start

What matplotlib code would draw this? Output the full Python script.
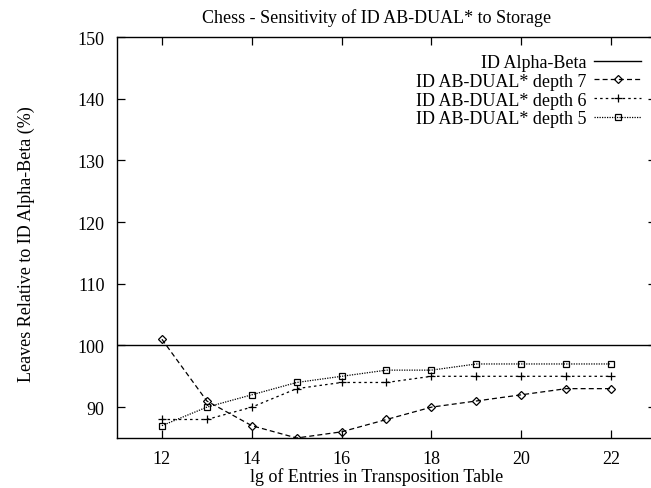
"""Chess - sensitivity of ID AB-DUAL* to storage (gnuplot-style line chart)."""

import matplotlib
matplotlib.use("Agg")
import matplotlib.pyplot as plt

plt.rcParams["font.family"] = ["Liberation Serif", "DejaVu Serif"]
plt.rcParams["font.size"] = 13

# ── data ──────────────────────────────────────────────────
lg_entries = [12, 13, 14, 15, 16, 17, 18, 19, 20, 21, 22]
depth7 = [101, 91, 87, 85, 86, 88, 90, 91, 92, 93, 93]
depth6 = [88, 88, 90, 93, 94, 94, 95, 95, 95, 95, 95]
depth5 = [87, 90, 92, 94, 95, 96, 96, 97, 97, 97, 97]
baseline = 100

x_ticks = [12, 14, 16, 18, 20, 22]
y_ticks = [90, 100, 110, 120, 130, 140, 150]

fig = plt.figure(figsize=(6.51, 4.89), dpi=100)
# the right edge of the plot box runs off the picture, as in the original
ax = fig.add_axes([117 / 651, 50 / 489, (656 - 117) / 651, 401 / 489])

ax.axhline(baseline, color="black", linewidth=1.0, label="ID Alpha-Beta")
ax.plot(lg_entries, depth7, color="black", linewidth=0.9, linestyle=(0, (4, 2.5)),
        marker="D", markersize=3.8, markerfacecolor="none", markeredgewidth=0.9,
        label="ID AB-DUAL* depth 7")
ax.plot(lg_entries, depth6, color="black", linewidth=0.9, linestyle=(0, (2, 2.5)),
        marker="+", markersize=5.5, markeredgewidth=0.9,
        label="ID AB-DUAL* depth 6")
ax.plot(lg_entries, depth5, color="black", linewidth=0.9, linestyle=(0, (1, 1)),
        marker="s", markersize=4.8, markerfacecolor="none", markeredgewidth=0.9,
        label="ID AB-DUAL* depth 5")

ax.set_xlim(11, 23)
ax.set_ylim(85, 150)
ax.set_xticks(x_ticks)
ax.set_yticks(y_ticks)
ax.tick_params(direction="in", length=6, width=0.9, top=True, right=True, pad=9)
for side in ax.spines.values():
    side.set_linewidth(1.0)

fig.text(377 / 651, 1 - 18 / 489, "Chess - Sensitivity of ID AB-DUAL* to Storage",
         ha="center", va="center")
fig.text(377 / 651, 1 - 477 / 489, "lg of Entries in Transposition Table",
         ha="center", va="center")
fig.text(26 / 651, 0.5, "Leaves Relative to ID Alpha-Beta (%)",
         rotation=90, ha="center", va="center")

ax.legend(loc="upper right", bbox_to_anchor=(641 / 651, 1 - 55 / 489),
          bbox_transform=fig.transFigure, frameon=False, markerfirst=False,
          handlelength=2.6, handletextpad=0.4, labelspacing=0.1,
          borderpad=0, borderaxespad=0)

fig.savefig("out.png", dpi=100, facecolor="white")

end

** Brief **
Transcribe the opening line of the listing above, please, and every line after it through the line with "y_ticks = [90, 100, 110, 120, 130, 140, 150]", word for word, without pictures.

** Written answer **
What matplotlib code would draw this? Output the full Python script.
"""Chess - sensitivity of ID AB-DUAL* to storage (gnuplot-style line chart)."""

import matplotlib
matplotlib.use("Agg")
import matplotlib.pyplot as plt

plt.rcParams["font.family"] = ["Liberation Serif", "DejaVu Serif"]
plt.rcParams["font.size"] = 13

# ── data ──────────────────────────────────────────────────
lg_entries = [12, 13, 14, 15, 16, 17, 18, 19, 20, 21, 22]
depth7 = [101, 91, 87, 85, 86, 88, 90, 91, 92, 93, 93]
depth6 = [88, 88, 90, 93, 94, 94, 95, 95, 95, 95, 95]
depth5 = [87, 90, 92, 94, 95, 96, 96, 97, 97, 97, 97]
baseline = 100

x_ticks = [12, 14, 16, 18, 20, 22]
y_ticks = [90, 100, 110, 120, 130, 140, 150]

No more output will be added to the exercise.